Medium: Most of the illustrations consist of a black chalk underdrawing and a combination of pen and brown ink with watercolor; on some images selected areas have also been glazed with a gum.

Binding: Bound or rebound in brown leather in the late 18th century.

Pagination: Penciled folio numbers (1–125) in lower right corner of each page were added by The Morgan Library & Museum. Folios 92v–93, 93v–94, and 95v–96 are fold-out leaves.

Translation: 

Continued from fol. 100

The Spaniards do not force nor permit the Indians to work in the mines for fear they should know the value of the gold for, knowing it, they would go to war and chase them out of the country. The Spaniards buy a great number of negroes from Africa to serve them as slaves and when the negroes have finished a day's work in a group of eight or ten, there is at the exit of these mines half a barrel filled with water in which they wash the gold. Then they put it in an iron bowl and place it on the fire to dry it. When it is dry, they take it to the Major-domo, whom they call "Maître d'hôtel," in order to see and know from the weight how much it is. They have to give him, as tribute, the value of the gold amounting to the weight of three ducats for each day. If it happens that they do not find in one day the weight in gold of three ducats, they are liable nevertheless to pay the tribute to the Major-domo. If it happens also that they recover a larger amount, it will be their gain.

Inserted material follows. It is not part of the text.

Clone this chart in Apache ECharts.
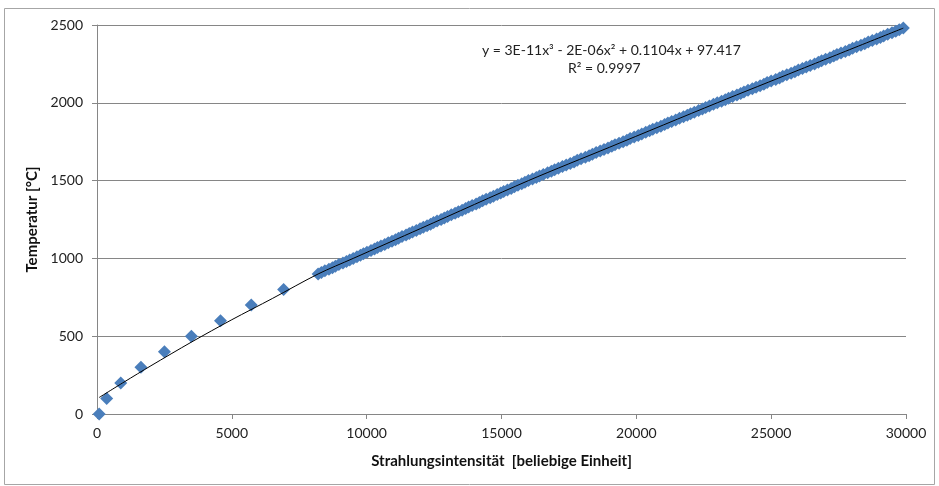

Come Les Yndiens Cherchent Lor En La Terre Ferme Des Yndes Nommée Borborat (How the Indians Look for Gold on the Mainland of the Indies Called Borborat)

There is in this region also a great deal of gold. The Indians do not allow the Spaniards who are experts in war to settle there, the gold being of low value. When the Indians trade with the Spaniards, they give three ounces of gold for one as they [the three ounces] are only worth one ounce of gold at the price of twenty-two carats. Besides, the Indians, ingenious as they are, make and fashion in gold relief several kinds of animals for their enjoyment which is something unbelievable to us since they are taught only by nature which induces them to do this.